- Genre: Sports Festival; Non-Profit
- Dates: Friday, 4 October 2024, 6 October 2024
- Frequency: Annual
- Venue: Indian Institute of Technology, Kanpur
- Location(s): Kanpur
- Country: India
- Inaugurated: 2002; 23 years ago
- Attendance: 60,000+
- Patron(s): Indian Institute of Technology, Kanpur
- Organized by: Student Body, IIT Kanpur
- Website: udghosh.org.in

= Udghosh =

Sports festival in India

Udghosh is the Annual Sports Festival of Indian Institute of Technology Kanpur. Started in 2002, it has now evolved into one of the largest college sports festivals held in Asia. With notable sportspersons, brand ambassadors and participants from across the country, this three-day-long festival has garnered substantial media attention over the years. As many as 450 colleges and 40 government organizations actively participate and support this ceremonious event. It not only features sports competitions but also talk shows, music performances, DJs and other fun-filled activities.

==History==

The 2017 edition was unique and had registered events and personalities, such as an inspiring talk by Abhinav Bindra, participation from Gaurav Taneja and sports personalities such as Nuzhat Parween.

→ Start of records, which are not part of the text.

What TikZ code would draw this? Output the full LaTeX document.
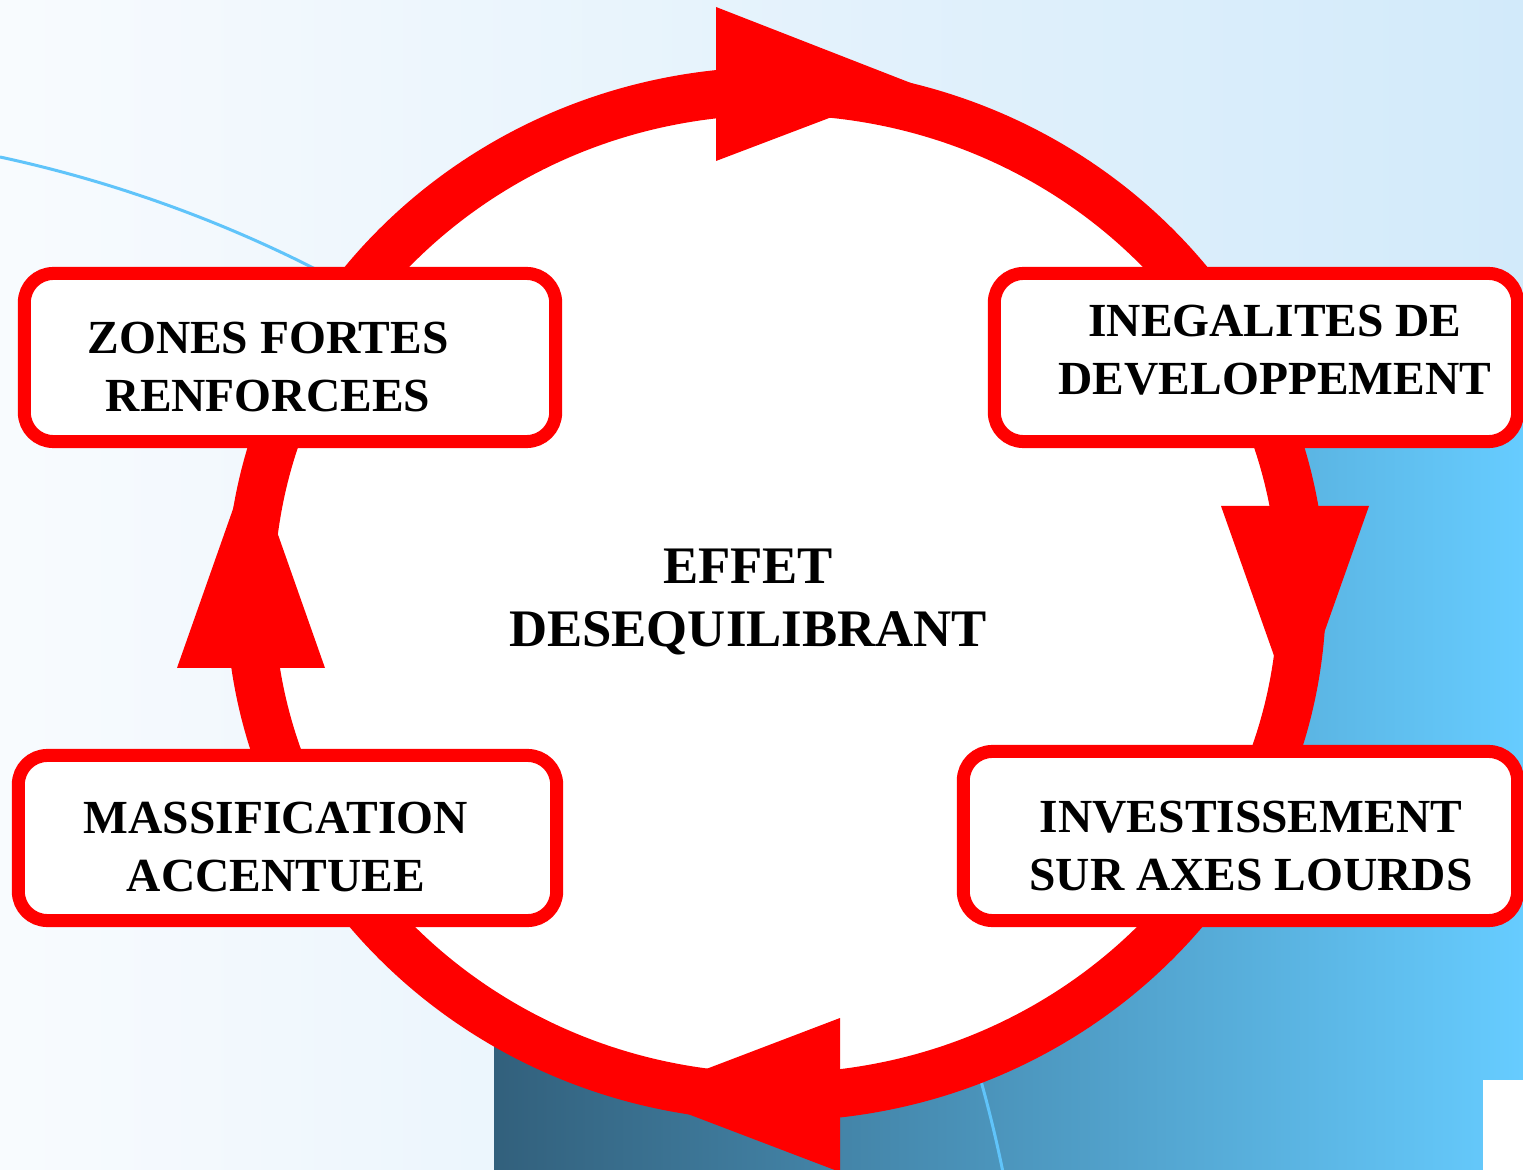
\documentclass[tikz,border=0pt]{standalone}
\usepackage{fontspec}
\setmainfont{Liberation Serif}
\definecolor{bgleft}{RGB}{248,251,254}
\definecolor{bgright}{RGB}{210,234,250}
\definecolor{deepblue}{RGB}{50,96,124}
\definecolor{skyblue}{RGB}{102,204,255}
\definecolor{thinblue}{RGB}{96,196,250}
\definecolor{ringred}{RGB}{255,0,0}
\begin{document}
\begin{tikzpicture}[x=0.01cm,y=-0.01cm,
	ring/.style={draw=ringred,fill=white,line width=0.48cm},
	thinline/.style={draw=thinblue,line width=0.03cm},
	boxframe/.style={draw=ringred,fill=white,line width=0.13cm,rounded corners=0.29cm,inner sep=0pt},
	boxtext/.style={font=\fontsize{13.5}{16.5}\selectfont\bfseries,align=center,inner sep=0pt},
	midtext/.style={font=\fontsize{15}{17.9}\selectfont\bfseries,align=center,inner sep=0pt}]
	%Cadre
	\useasboundingbox (0,0) rectangle (1523,1170) ;
	%Fond
	\shade [left color=bgleft,right color=bgright]		(0,0)		rectangle (1523,1170) ;
	\shade [left color=deepblue,right color=skyblue]	(494,400)	rectangle (1523,1170) ;
	\fill [white]										(1483,1080)	rectangle (1523,1170) ;
	%Courbe
	\draw [thinline]	(0,157) arc [start angle=-77.8,end angle=-11.5,radius=1305] ;
	%Cercle
	\draw [ring]		(776,594) ellipse [x radius=526,y radius=503] ;
	%Fleches
	\fill [ringred]		(716,7)		-- (916,85)		-- (716,161)	-- cycle ;
	\fill [ringred]		(1221,506)	-- (1295,715)	-- (1369,506)	-- cycle ;
	\fill [ringred]		(840,1018)	-- (638,1095)	-- (840,1172)	-- cycle ;
	\fill [ringred]		(177,668)	-- (251,458)	-- (325,668)	-- cycle ;
	%Cadres
	\node [boxframe,minimum width=5.31cm,minimum height=1.68cm] (zones)  at (290,357.5)  {} ;
	\node [boxframe,minimum width=5.23cm,minimum height=1.68cm] (inegal) at (1256,357.5) {} ;
	\node [boxframe,minimum width=5.38cm,minimum height=1.65cm] (massif) at (287.5,838)  {} ;
	\node [boxframe,minimum width=5.54cm,minimum height=1.69cm] (invest) at (1240.5,836) {} ;
	%Textes
	\node [boxtext]	(zonesT)	at (268,367)	{ZONES FORTES\\RENFORCEES} ;
	\node [boxtext]	(inegalT)	at (1275,350.5)	{INEGALITES DE\\DEVELOPPEMENT} ;
	\node [boxtext]	(massifT)	at (276,847)	{MASSIFICATION\\ACCENTUEE} ;
	\node [boxtext]	(investT)	at (1251,846)	{INVESTISSEMENT\\SUR AXES LOURDS} ;
	\node [midtext]	(effet)		at (748,602)	{EFFET\\DESEQUILIBRANT} ;
\end{tikzpicture}
\end{document}
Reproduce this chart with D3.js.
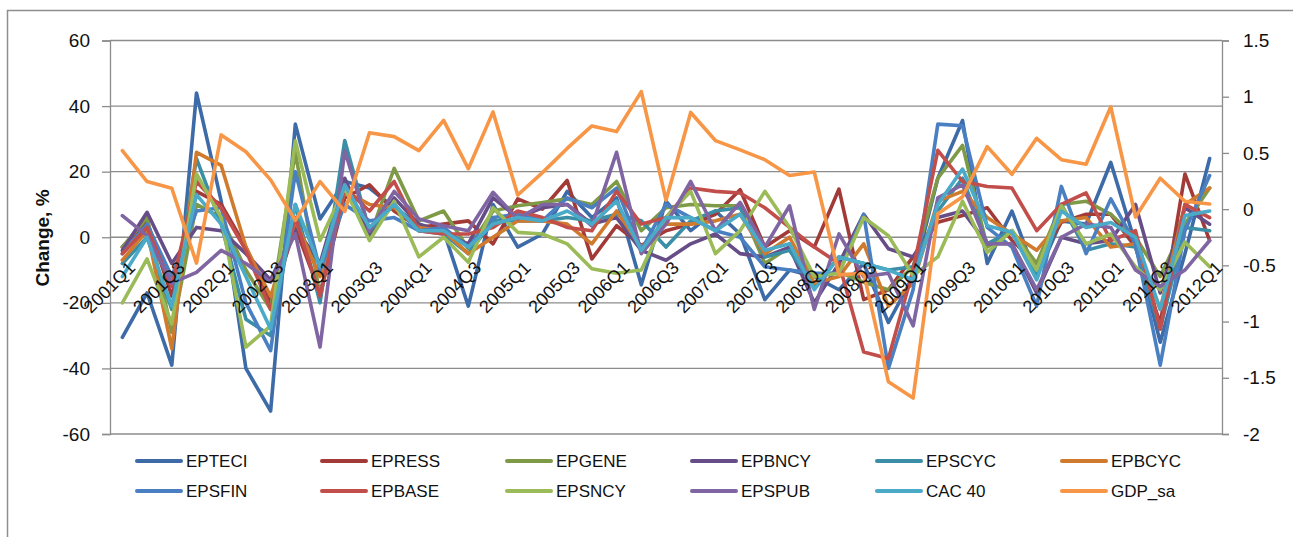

The 2018 edition of Udghosh saw various performances, including standups by Nishant Tanwar and Aakash Gupta.

The 2021 edition included events and inspiring talks by personalities such as Avadh Ojha, Prakash Padukone, Kiran Bedi, Sangeeta Sindhi Bahl, and Sharad Kumar.

==Notable events==
Udghosh, in its true sense, is an exhibition of sporting fervour, and success in the meet has been ratified by the success of many of its winners higher up in the sporting hierarchy. It offers a common platform for the students of the top educational institutions from all over to exhibit their skills. The Fest has witnessed some nonpareil speakers like Prakash Padukone, Medha Patkar, Dr Kiran Bedi, Sangeeta Sindhi Bahl, and sports stars such as Ashwini Ponnappa, Sharad Kumar, Sardar Singh. Udghosh umbrellas various events including sports competitions, talks with eminent celebrities, musical nights, standup events, dance performances and renowned pronite.
The sports events encompass competitions of various sports - badminton, athletics, basketball, cricket, football, hockey, tennis, kabaddi, squash, table tennis, powerlifting, volleyball, and weight-lifting. The fest also has cultural events of performances from comedians, artists, and celebrated bands like AIP and The Local Train.